Il viaggio in Messico serve soprattutto a questo. A mostrare un Trump forte, capace di trattare direttamente con i leader internazionali, lontano da quell’immagine di lunatico, irresponsabile e imprevedibile, che l’ultima fase della campagna ha mostrato. In questo modo si spiega anche la fretta con cui il team di Trump ha chiesto, e preparato, l’incontro con Peña Nieto. I messicani, raccontano sempre fonti diplomatiche, avrebbero preferito che l’incontro venisse organizzato con più tempo e cura (anche per ragioni di sicurezza). Trump e i suoi l’hanno chiesto chiesto.

Legato alla visita in Messico, c’è il discorso che Trump terrà subito dopo in Arizona. I suoi collaboratori lo presentano come un “evento importantissimo”, che chiarirà finalmente le sue posizioni sul tema dell’immigrazione. Anche qui, negli ultimi tempi, ci sono stati ondeggiamenti che hanno confuso gli elettori. Nel discorso in cui, nel giugno 2015, Trump lanciò la sua campagna, era contenuta la proposta di deportazione per gli 11/12 milioni di immigrati messicani che da anni vivono, lavorano, studiano, hanno famiglia (ma non i documenti legali) negli Stati Uniti.

Questa è stata la posizione di Trump sino a oggi, più o meno accentuata a seconda che si trovasse di fronte a un pubblico amico o alle telecamere nazionali. Recentemente, però, è successo qualcosa. La proposta della “deportazione” è scomparsa dai suoi discorsi (a fine agosto, in Iowa, Trump ha chiesto che gli irregolari non abbiano accesso a Welfare e servizi, ma non ha parlato delle espulsioni). Di più, alcuni accenti e dichiarazioni hanno fatto pensare a un tentativo di dialogo. In un discorso di fine agosto, Trump si è rivolto a ispanici e neri e ha detto: “Sono il presidente migliore per curare i vostri interessi, voi avete il diritto che i vostri figli non vengano uccisi per strada”.

Persone dell’entourage di Trump negano che sul tema immigrazione ci sia stato un cambio di registro. La realtà è che il cambio di registro c’è stato. Trump cambia tono perché del voto degli ispanici – anche una proporzione minima di quel voto – ha bisogno in Florida, Colorado, Virginia, battleground states dove l’elettorato latino è fondamentale per vincere – e dove i sondaggi lo danno in svantaggio rispetto a Clinton.

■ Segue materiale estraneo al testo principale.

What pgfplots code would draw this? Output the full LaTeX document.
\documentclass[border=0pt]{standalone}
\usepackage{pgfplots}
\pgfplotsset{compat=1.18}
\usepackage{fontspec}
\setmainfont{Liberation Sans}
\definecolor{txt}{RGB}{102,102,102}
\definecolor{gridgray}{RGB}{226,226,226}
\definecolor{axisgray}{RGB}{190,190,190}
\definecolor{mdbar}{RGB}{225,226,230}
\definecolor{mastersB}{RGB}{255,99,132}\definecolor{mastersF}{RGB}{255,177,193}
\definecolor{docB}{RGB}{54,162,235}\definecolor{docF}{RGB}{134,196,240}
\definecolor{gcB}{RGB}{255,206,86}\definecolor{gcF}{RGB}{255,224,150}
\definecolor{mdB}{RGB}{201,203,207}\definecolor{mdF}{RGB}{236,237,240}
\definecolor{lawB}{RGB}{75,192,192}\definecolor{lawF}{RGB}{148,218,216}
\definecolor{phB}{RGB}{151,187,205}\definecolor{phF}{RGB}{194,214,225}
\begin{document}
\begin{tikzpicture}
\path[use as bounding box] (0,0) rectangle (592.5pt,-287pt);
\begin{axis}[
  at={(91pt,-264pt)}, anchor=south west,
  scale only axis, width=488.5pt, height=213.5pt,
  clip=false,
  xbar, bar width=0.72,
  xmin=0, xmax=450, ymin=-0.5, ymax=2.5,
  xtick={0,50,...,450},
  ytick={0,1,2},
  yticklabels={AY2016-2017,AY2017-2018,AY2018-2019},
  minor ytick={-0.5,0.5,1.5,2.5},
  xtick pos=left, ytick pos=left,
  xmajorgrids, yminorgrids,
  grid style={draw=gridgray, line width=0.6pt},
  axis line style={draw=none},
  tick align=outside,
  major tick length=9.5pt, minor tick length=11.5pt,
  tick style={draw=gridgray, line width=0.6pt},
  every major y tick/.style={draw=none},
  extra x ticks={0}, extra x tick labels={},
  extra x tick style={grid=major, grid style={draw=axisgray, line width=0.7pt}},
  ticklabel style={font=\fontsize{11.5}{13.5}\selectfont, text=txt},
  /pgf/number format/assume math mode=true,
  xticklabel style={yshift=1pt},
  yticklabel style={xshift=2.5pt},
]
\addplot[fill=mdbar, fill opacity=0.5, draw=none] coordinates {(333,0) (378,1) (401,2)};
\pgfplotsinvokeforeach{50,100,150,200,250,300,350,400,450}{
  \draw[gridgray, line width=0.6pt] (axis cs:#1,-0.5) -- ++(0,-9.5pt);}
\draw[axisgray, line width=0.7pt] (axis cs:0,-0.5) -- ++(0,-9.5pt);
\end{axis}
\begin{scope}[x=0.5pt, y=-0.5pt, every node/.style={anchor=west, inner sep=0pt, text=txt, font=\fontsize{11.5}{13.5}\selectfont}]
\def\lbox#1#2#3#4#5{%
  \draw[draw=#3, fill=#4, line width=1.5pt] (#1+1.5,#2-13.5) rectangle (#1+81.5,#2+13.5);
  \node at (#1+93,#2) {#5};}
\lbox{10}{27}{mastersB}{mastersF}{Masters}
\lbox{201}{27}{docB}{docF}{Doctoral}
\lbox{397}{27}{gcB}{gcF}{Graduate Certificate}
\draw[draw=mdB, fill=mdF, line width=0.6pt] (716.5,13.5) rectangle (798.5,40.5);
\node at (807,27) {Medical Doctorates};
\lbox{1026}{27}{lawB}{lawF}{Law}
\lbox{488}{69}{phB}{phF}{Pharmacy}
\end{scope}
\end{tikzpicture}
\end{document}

Proprio i sondaggi sono, per finire, l’ultima spiegazione dell’attivismo di Trump tra Messico e Arizona. Per tutto il mese di agosto, il candidato è precipitato nei sondaggi. Negli ultimi giorni si assiste a una timida ripresa. La media che RealClearPolitics fa su tutti i rilevamenti nazionali dà Trump indietro di 4,3 punti rispetto alla Clinton. Non sono gli oltre 10 punti di svantaggio di agosto, ma restano tanti. E il tempo a disposizione è sempre meno. La storia insegna che il candidato che si trova in svantaggio consistente per il Labour Day (il prossimo 5 settembre), non riesce a recuperare e vincere a novembre.

Trump ha quindi ancora pochi giorni a disposizione. E tenta il tutto per tutto, proprio sul tema, l’immigrazione, che ha lanciato, sostenuto, incendiato la sua entrata sulla scena politica.